Advanced Computing in the Age of AI | Saturday, April 20, 2024

You Already Asked Me That!: Pre-Trained AI Answers Employee Questions – Over and Over and…. 

Out of the box, AI is a tabula rasa, unknowing as a babe unborn. Only after laborious and data-intensive training by data scientists can AI do anything. But what if AI came pre-loaded with specialized knowledge covering 60 or 70 percent of the training and development needed for its assigned task?

That’s the idea behind Espressive, Inc.'s natural language processing (NLP)-based virtual support agent, Barista. The enterprise service management (ESM) AI company based in Santa Clara has pre-trained Barista for ITSM (IT service management) and other business operations – such as HR/benefits, payroll, a tech upgrade, an office move – that generate high volumes of employee questions.  Barista is backed by Espressive's Employee Language Cloud, which has a built-in understanding of more than 15 million phrases and 4000 workplace topics. The result, the company said, is “fast deployment without the need for expensive and rare AI talent.”

Espressive said ESM and employee self-help are ripe for pre-trained, Alexa-like AI NLP, citing findings released this week by the Pulse Report, “….62 percent of ITSM leaders are considering or actively pursuing AI projects to reduce help desk call volume so they can divert CIO budget to strategic initiatives,” said Pat Calhoun, CEO of Espressive. “AI is well positioned to enable digital transformation in IT and beyond, but it could just as easily turn into a lengthy, expensive, failed proposition. We believe that AI for employee self-help needs to advance from platforms and searchbots to pre-built consumer-like apps to gain widespread adoption.”

In a phone interview this week, Calhoun told us Barista’s democratization design imperatives are aimed at overcoming the agonies of training and scaling AI implementation – the company wants Barista to be intuitive, accessible and increasingly intelligent over time; easily deployable; extensible across the enterprise; use an architecture designed to scale with the requirements of AI versus AI bolted on.

Barista customer Okta, a $260 million “single sign-on” identity management company based in San Francisco, recently went through a headquarters move, generating a stream of employee questions into the HR, IT and other departments. When employees asked Barista how to get to the new campus, Barista asked if they would use public transportation, bike or car, and then provided instructions with interactive options, including traffic alerts, according to Espressive.

“When we decided to leverage artificial intelligence in our ITSM initiative, we expected a long and expensive deployment,” said Christopher Flynn, VP of Employee Enablement at Okta. “With Espressive, we were able to go live in just three weeks, and in the following two weeks, we automatically addressed 20 percent of our help desk requests submitted via Espressive — ultimately increasing team efficiency, and freeing us up to focus on strategic initiatives. The added bonus was finding immediate value outside of IT by leveraging Barista to respond to employees’ questions about our upcoming headquarters move.”

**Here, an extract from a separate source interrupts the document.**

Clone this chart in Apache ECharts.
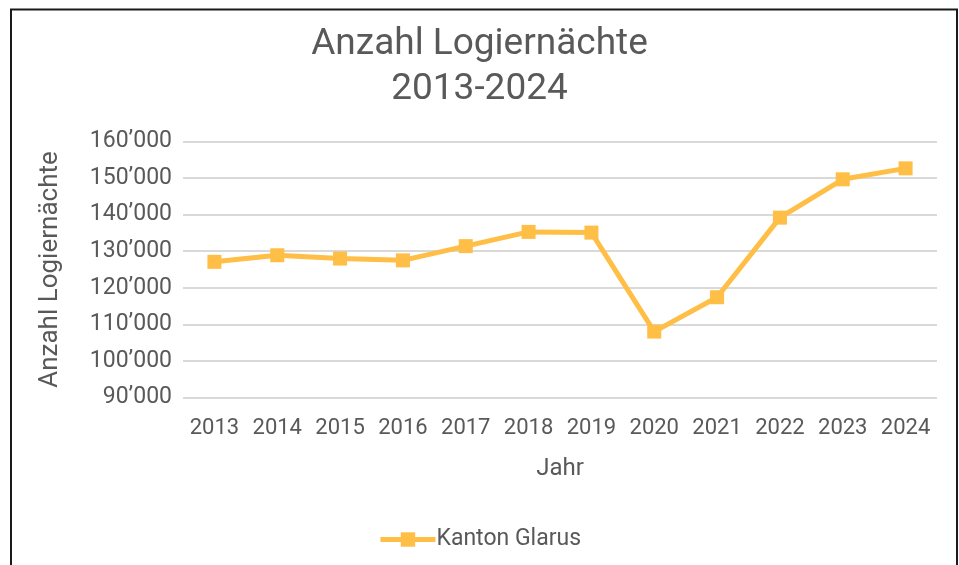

A core piece of Barista is Espressive’s Employee Language Cloud, which the company said incorporates AI technologies and enables Barista to understand what employees are saying in workplace language, provides a personalized response and, when a question can’t be immediately answered, uses machine learning to identify the correct team or department where the answer can be gotten.

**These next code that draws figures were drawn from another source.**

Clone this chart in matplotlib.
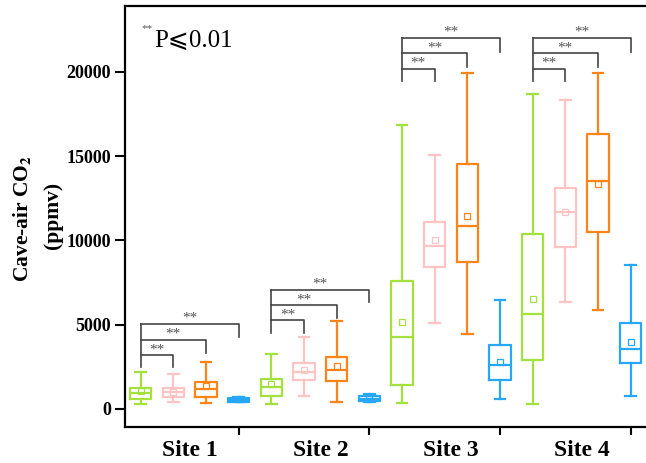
import matplotlib
matplotlib.use('Agg')
import matplotlib.pyplot as plt
import matplotlib.transforms as mtransforms
import numpy as np

# sites and box colours (4 boxes per site)
sites = ['Site 1', 'Site 2', 'Site 3', 'Site 4']
box_colors = ['#a3e23d', '#ffc3c3', '#ff8418', '#27a7f7']

# box statistics, order: site1 (green, pink, orange, blue), site2 ..., site4
whislo = [280, 400, 340, 400, 300, 790, 435, 400, 340, 5085, 4470, 614, 300, 6350, 5840, 790]
q1 = [612, 693, 732, 435, 771, 1700, 1681, 475, 1424, 8409, 8706, 1721, 2908, 9632, 10490, 2710]
med = [930, 990, 1167, 534, 1286, 2195, 2314, 614, 4290, 9692, 10860, 2593, 5620, 11710, 13550, 3580]
q3 = [1265, 1265, 1583, 633, 1800, 2730, 3106, 752, 7600, 11080, 14540, 3780, 10370, 13134, 16300, 5085]
whishi = [2214, 2060, 2790, 730, 3264, 4273, 5200, 890, 16855, 15074, 19920, 6450, 18675, 18320, 19920, 8566]
means = [1090, 1030, 1365, 560, 1464, 2294, 2532, 600, 5163, 10030, 11454, 2790, 6548, 11670, 13350, 3960]

# significance brackets per site: left leg bottom, bracket tops, right leg bottoms
leg_bottom = [2470, 4530, 19440, 19440]
bracket_tops = [[3190, 4110, 5044], [5260, 6150, 7060], [20180, 21090, 22000], [20180, 21090, 22000]]
bracket_right = [[2470, 3300, 4250], [4530, 5380, 6330], [19440, 20300, 21200], [19440, 20300, 21200]]

serif = ['Liberation Serif', 'DejaVu Serif']
plt.rcParams['font.family'] = serif
plt.rcParams['mathtext.fontset'] = 'stix'

fig = plt.figure(figsize=(6.46, 4.63), dpi=100)
ax = fig.add_axes([0.1935, 0.0778, 0.8065, 0.9092])

positions = np.arange(len(med))
stats = []
for i in range(len(med)):
    stats.append(dict(whislo=whislo[i], q1=q1[i], med=med[i], q3=q3[i],
                      whishi=whishi[i], mean=means[i], fliers=[]))

for i, st in enumerate(stats):
    c = box_colors[i % 4]
    ax.bxp([st], positions=[positions[i]], widths=0.66, showmeans=True,
           showfliers=False, capwidths=0.32,
           boxprops=dict(color=c, linewidth=1.6),
           whiskerprops=dict(color=c, linewidth=1.6),
           capprops=dict(color=c, linewidth=1.6),
           medianprops=dict(color=c, linewidth=1.6),
           meanprops=dict(marker='s', markersize=4.5, markerfacecolor='none',
                          markeredgecolor=c, markeredgewidth=0.9))

# significance brackets
for g in range(len(sites)):
    x0 = positions[4 * g]
    ax.plot([x0, x0], [leg_bottom[g], bracket_tops[g][-1]], color='#444444', lw=1.2)
    for k in range(3):
        x1 = positions[4 * g + k + 1]
        top = bracket_tops[g][k]
        ax.plot([x0, x1, x1], [top, top, bracket_right[g][k]], color='#444444', lw=1.2)
        ax.text((x0 + x1) / 2, top + 330, '**', ha='center', va='center',
                fontsize=11, color='#555555')

ax.set_xlim(-0.48, 15.47)
ax.set_ylim(-1070, 23900)
ax.set_yticks([0, 5000, 10000, 15000, 20000])
ax.set_yticklabels(['0', '5000', '10000', '15000', '20000'], fontsize=13, fontweight='bold')
ax.set_xticks([3, 7, 11, 15])
ax.set_xticklabels([])
ax.tick_params(axis='y', direction='out', length=7, width=1.5, pad=3)
ax.tick_params(axis='x', direction='out', length=6, width=1.5)

trans = mtransforms.blended_transform_factory(ax.transData, ax.transAxes)
for g, name in enumerate(sites):
    ax.text(positions[4 * g] + 1.5, -0.057, name, transform=trans, ha='center',
            va='center', fontsize=17, fontweight='bold')

for side in ['left', 'bottom', 'top']:
    ax.spines[side].set_linewidth(1.6)
ax.spines['right'].set_visible(False)

fig.text(22 / 646, 1 - 218 / 463, 'Cave-air CO$_\\mathbf{2}$', rotation=90,
         ha='center', va='center', fontsize=15.5, fontweight='bold')
fig.text(53 / 646, 1 - 215 / 463, '(ppmv)', rotation=90, ha='center',
         va='center', fontsize=15.5, fontweight='bold')

ax.text(0.031, 0.947, '**', transform=ax.transAxes, fontsize=8, color='#555555',
        ha='left', va='center')
ax.text(0.056, 0.918, 'P\u2a7d0.01', transform=ax.transAxes, fontsize=18,
        ha='left', va='center', family=['Liberation Serif', 'DejaVu Sans'])

fig.savefig('out.png', dpi=100)
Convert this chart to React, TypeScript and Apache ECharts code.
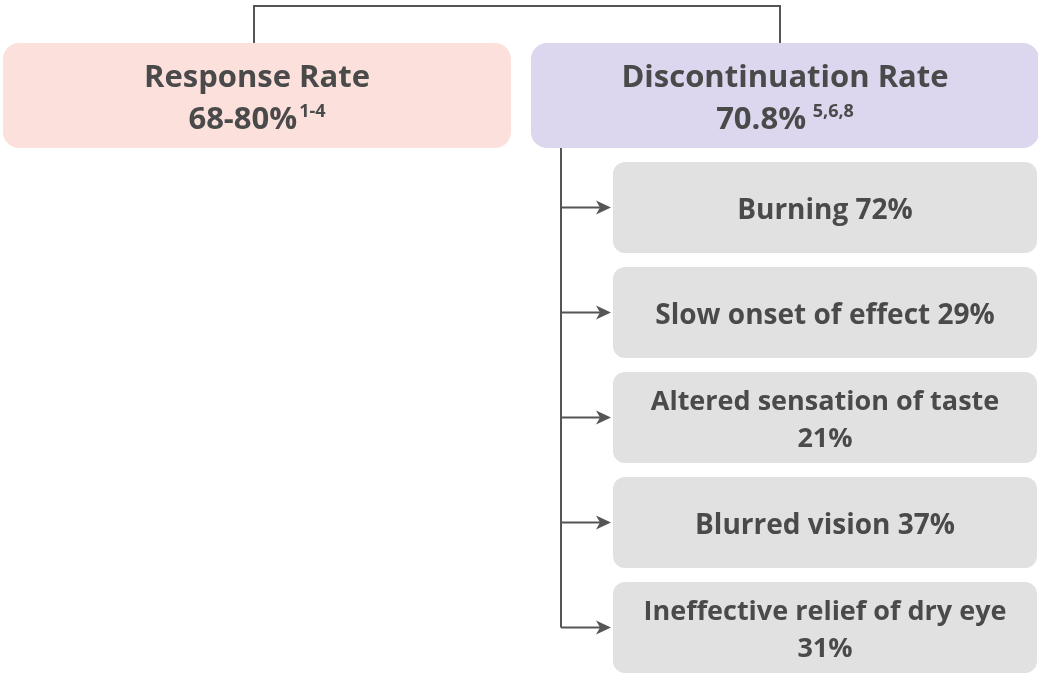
import React, { useEffect, useRef } from "react";
import * as echarts from "echarts";

const headerTitles = ["Response Rate", "Discontinuation Rate"];
const headerValues = ["68-80%", "70.8%"];
const headerRefs = ["1-4", " 5,6,8"];
const headerColors = ["#fce0dc", "#dcd6ee"];

const causeLabels = [
  "Burning",
  "Slow onset of effect",
  "Altered sensation of taste",
  "Blurred vision",
  "Ineffective relief of dry eye",
];
const causePercents = [72, 29, 21, 37, 31];

const FONT = "'Open Sans', sans-serif";
const TEXT = "#4a4a4a";
const LINE = "#555555";

export default function App() {
  const ref = useRef<HTMLDivElement>(null);
  useEffect(() => {
    if (!ref.current) return;
    const chart = echarts.init(ref.current, null, { renderer: "svg" });
    const els: any[] = [];

    // top connector
    els.push({
      type: "polyline",
      shape: { points: [[254, 43], [254, 6], [780, 6], [780, 43]] },
      style: { stroke: LINE, lineWidth: 2, fill: null },
    });

    const hx = [3, 531];
    const hw = 508;
    headerTitles.forEach((t, i) => {
      els.push({
        type: "rect",
        shape: { x: hx[i], y: 43, width: hw, height: 105, r: 16 },
        style: { fill: headerColors[i] },
      });
      els.push({
        type: "text",
        x: hx[i] + hw / 2,
        y: 96,
        style: {
          text: `{t|${t}}\n{v|${headerValues[i]}}{s|${headerRefs[i]}}`,
          align: "center",
          verticalAlign: "middle",
          fill: TEXT,
          rich: {
            t: { fontFamily: FONT, fontWeight: 700, fontSize: 31, lineHeight: 42, fill: TEXT },
            v: { fontFamily: FONT, fontWeight: 700, fontSize: 31, lineHeight: 42, fill: TEXT },
            s: { fontFamily: FONT, fontWeight: 700, fontSize: 18, lineHeight: 18, fill: TEXT, verticalAlign: "top", padding: [5, 0, 0, 2] },
          },
        },
      });
    });

    // vertical trunk
    const trunkX = 561;
    const boxX = 613;
    const boxW = 424;
    const boxH = 91;
    const boxTop = 162;
    const step = 105;
    const lastCenter = boxTop + (causeLabels.length - 1) * step + boxH / 2;
    els.push({
      type: "line",
      shape: { x1: trunkX, y1: 148, x2: trunkX, y2: lastCenter },
      style: { stroke: LINE, lineWidth: 2 },
    });

    causeLabels.forEach((lab, i) => {
      const y0 = boxTop + i * step;
      const cy = y0 + boxH / 2;
      els.push({
        type: "rect",
        shape: { x: boxX, y: y0, width: boxW, height: boxH, r: 12 },
        style: { fill: "#e1e1e1" },
      });
      els.push({
        type: "line",
        shape: { x1: trunkX, y1: cy, x2: 604, y2: cy },
        style: { stroke: LINE, lineWidth: 2 },
      });
      els.push({
        type: "polygon",
        shape: { points: [[611, cy], [596, cy - 7], [600, cy], [596, cy + 7]] },
        style: { fill: LINE },
      });
      const twoLine = lab.length > 22;
      const txt = twoLine ? `${lab}\n${causePercents[i]}%` : `${lab} ${causePercents[i]}%`;
      els.push({
        type: "text",
        x: boxX + boxW / 2,
        y: cy,
        style: {
          text: txt,
          align: "center",
          verticalAlign: "middle",
          fontFamily: FONT,
          fontWeight: 700,
          fontSize: twoLine ? 27 : 28,
          lineHeight: 37,
          fill: TEXT,
        },
      });
    });

    chart.setOption({ animation: false, graphic: { elements: els } });
    return () => chart.dispose();
  }, []);
  return <div ref={ref} style={{ position: "fixed", left: 0, top: 0, width: 1038, height: 678 }} />;
}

Espressive said the language cloud is constantly growing – as employees ask questions, Barista learns new phrases, phrase structures, synonyms and topics, and is available via a crowd sourcing model to Espressive customers (Expressive said anything specific to a customer remains their IP).

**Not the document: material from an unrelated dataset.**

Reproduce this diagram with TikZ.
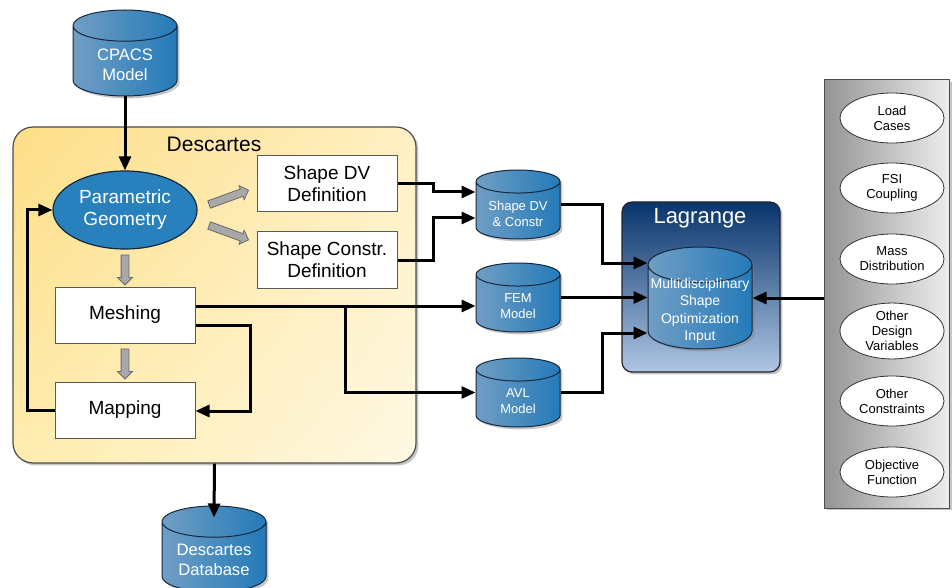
\documentclass[tikz,border=0pt]{standalone}
\usepackage{fontspec}
\setmainfont{Liberation Sans}
\usetikzlibrary{shapes.geometric,shapes.arrows,shadows,shadings,arrows.meta,calc}
\definecolor{cylleft}{RGB}{112,158,196}
\definecolor{cylright}{RGB}{36,122,184}
\definecolor{cylline}{RGB}{22,40,60}
\definecolor{geocol}{RGB}{40,128,188}
\definecolor{descTL}{RGB}{253,222,135}
\definecolor{descTR}{RGB}{255,240,195}
\definecolor{descBL}{RGB}{255,236,175}
\definecolor{descBR}{RGB}{255,249,228}
\definecolor{lagtop}{RGB}{8,52,108}
\definecolor{lagbot}{RGB}{175,198,228}
\definecolor{garrowfill}{RGB}{168,168,168}
\definecolor{garrowline}{RGB}{105,105,105}

\tikzset{
  conn/.style={line width=1.5pt,-{Triangle[length=7pt,width=6pt]}},
  shad/.style={drop shadow={opacity=0.45,shadow xshift=1.2pt,shadow yshift=-1.2pt}},
  dbcyl/.style={cylinder,shape border rotate=90,draw=cylline,line width=0.5pt,
    left color=cylleft,right color=cylright,inner sep=0pt,anchor=shape center,shad},
  bigcyl/.style={dbcyl,minimum width=52pt,minimum height=43pt,aspect=0.52},
  smallcyl/.style={dbcyl,minimum width=42pt,minimum height=34.5pt,aspect=0.48},
  dbtext/.style={text=white,align=center,inner sep=0pt},
  stepbox/.style={draw=gray!70!black,fill=white,line width=0.5pt,minimum width=70pt,
    minimum height=28pt,align=center,inner sep=0pt,font=\fontsize{9.5}{11}\selectfont},
  garrow/.style={single arrow,draw=garrowline,fill=garrowfill,line width=0.4pt,
    minimum width=7pt,single arrow head extend=1.75pt,inner xsep=0pt,inner ysep=1.75pt,
    minimum height=15pt},
  inputell/.style={ellipse,draw=black!80,fill=white,line width=0.4pt,minimum width=52pt,
    minimum height=25pt,inner sep=0pt,align=center,font=\fontsize{6.5}{7.5}\selectfont}
}

\begin{document}
\begin{tikzpicture}[x=0.5pt,y=-0.5pt]
\useasboundingbox (0,0) rectangle (952,588);

% containers
\node[shad,draw=gray!60!black,line width=0.6pt,rounded corners=10pt,minimum width=201.5pt,
  minimum height=168pt,upper left=descTL,upper right=descTR,lower left=descBL,
  lower right=descBR] (desc) at (214.5,295) {};
\node[font=\fontsize{10.5}{12}\selectfont] (desctitle) at (214,144) {Descartes};
\node[shad,draw=black!85,line width=0.6pt,rounded corners=5pt,minimum width=79pt,
  minimum height=85pt,top color=lagtop,bottom color=lagbot] (lag) at (701,287) {};
\node[text=white,font=\fontsize{11}{13}\selectfont] (lagtitle) at (700,218) {Lagrange};
\node[shad,draw=black!70,line width=0.5pt,minimum width=62.5pt,minimum height=214pt,
  left color=black!42,right color=black!7] (panel) at (887,294) {};

% databases
\node[bigcyl] (cpacs) at (125,53) {\hspace*{30pt}};
\node[dbtext,font=\fontsize{8.3}{10}\selectfont] (cpacstxt) at (125,65) {CPACS\\Model};
\node[bigcyl] (db) at (214,549) {\hspace*{30pt}};
\node[dbtext,font=\fontsize{8.3}{10}\selectfont] (dbtxt) at (214,560) {Descartes\\Database};
\node[smallcyl] (dvdb) at (518,204.5) {\hspace*{24pt}};
\node[dbtext,font=\fontsize{6.5}{8}\selectfont] (dvdbtxt) at (518,214) {Shape DV\\\& Constr};
\node[smallcyl] (fem) at (518,297.5) {\hspace*{24pt}};
\node[dbtext,font=\fontsize{6.5}{8}\selectfont] (femtxt) at (518,306) {FEM\\Model};
\node[smallcyl] (avl) at (518,392.5) {\hspace*{24pt}};
\node[dbtext,font=\fontsize{6.5}{8}\selectfont] (avltxt) at (518,401) {AVL\\Model};
\node[dbcyl,minimum width=52pt,minimum height=51pt,aspect=0.37] (mso) at (700,298)
  {\hspace*{48pt}};
\node[dbtext,font=\fontsize{7}{8.75}\selectfont] (msotxt) at (700,311)
  {Multidisciplinary\\Shape\\Optimization\\Input};

% descartes steps
\node[ellipse,draw=cylline,line width=0.6pt,fill=geocol,text=white,minimum width=72pt,
  minimum height=39pt,inner sep=0pt,align=center,font=\fontsize{9.5}{11}\selectfont]
  (pg) at (125,210) {Parametric\\Geometry};
\node[stepbox] (dvdef) at (327,184) {Shape DV\\Definition};
\node[stepbox] (cdef) at (327,260) {Shape Constr.\\Definition};
\node[stepbox] (mesh) at (125,315) {Meshing};
\node[stepbox] (map) at (125,410) {Mapping};

\node[garrow,rotate=-90] (ga1) at (125,268) {};
\node[garrow,rotate=-90] (ga2) at (125,362) {};
\node[garrow,rotate=20,minimum height=21pt] (ga3) at (227,198) {};
\node[garrow,rotate=-20,minimum height=21pt] (ga4) at (227,232) {};

% right inputs
\node[inputell] (load) at (892,118) {Load\\Cases};
\node[inputell] (fsi) at (892,188) {FSI\\Coupling};
\node[inputell] (mass) at (892,259) {Mass\\Distribution};
\node[inputell] (odv) at (892,331) {Other\\Design\\Variables};
\node[inputell] (ocon) at (892,401) {Other\\Constraints};
\node[inputell] (obj) at (892,472) {Objective\\Function};

% ports on the cylinder sides
\coordinate (dvin1) at ($(dvdb.shape center -| dvdb.west)+(0,-12.5)$);
\coordinate (dvin2) at ($(dvdb.shape center -| dvdb.west)+(0,13.5)$);
\coordinate (msoin1) at ($(mso.shape center -| mso.west)+(0,-35)$);
\coordinate (msoin3) at ($(mso.shape center -| mso.west)+(0,35)$);

% connectors
\draw[conn] (cpacs.south) -- (pg.north);
\draw[conn] (map.west) -- ++(-27,0) |- (pg.west);
\draw[conn] ([yshift=-5pt]mesh.east) -- ++(55,0) |- ([yshift=-0.5pt]map.east);
\draw[line width=1.5pt] ([yshift=4.5pt]mesh.east) coordinate (m1) -- (345,306) coordinate (split);
\draw[conn] (split) -- (m1 -| fem.west);
\draw[conn] (split) |- (avl.shape center -| avl.west);
\draw[conn] (dvdef.east) -- ++(36,0) |- (dvin1);
\draw[conn] (cdef.east) -- ++(36,0) |- (dvin2);
\draw[conn] (dvdb.shape center -| dvdb.east) -- ++(42,0) |- (msoin1);
\draw[conn] (fem.shape center -| fem.east) -- (fem.shape center -| mso.west);
\draw[conn] (avl.shape center -| avl.east) -- ++(42,0) |- (msoin3);
\draw[conn] (panel.west |- mso.shape center) -- (mso.shape center -| mso.east);
\draw[conn] (desc.south) -- ([yshift=-6pt]db.north);
\end{tikzpicture}
\end{document}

Espressive's Employee Language Cloud

“We believe tool kits and platforms and third party tools, like Watson, they’re great tools, but the problem is most companies don’t know what to do with them,” Calhoun said. “And if you look at employee self help, it turns out 80-85 percent of questions, irrespective of the organization, are the same. People are asking about things like 401Ks, vacation benefits, what to do about a broken laptop, how to do something in Office 365 – there’s a lot of repetition in what people are looking for in every organization, which means the Employee Language Cloud is validated, because nobody wants to recreate the wheel over and over again."

Let's add that no help desk staffer wants to answer the same question over and over again.

Another way Barista gets smarter is by “listening” while agents respond over the phone to tickets. “That means Barista learns while help desk agents do their regular jobs versus requiring agents to find time to continuously write and update knowledge base articles,” the company said. “Barista gets smarter every day, so employee experiences are continuously improved, increasing adoption.”

Calhoun said Barista does more than answer questions, it has workflow capabilities to take employees through a procedure. When issues such as employee onboarding or laptop refresh involve more than a basic answer, Barista delivers step-by-step guidance.

Barista delivers services across Android, iOS, Microsoft Windows, and MacOS, as well as through a browser. It also can intercept employee questions through multiple channels, including email, Slack, Microsoft teams, QR codes and calls to the help desk.

The end result, according to the company: customers report employee adoption of 50 to 60 percent and reduced help desk call volume of 30 to 50 percent.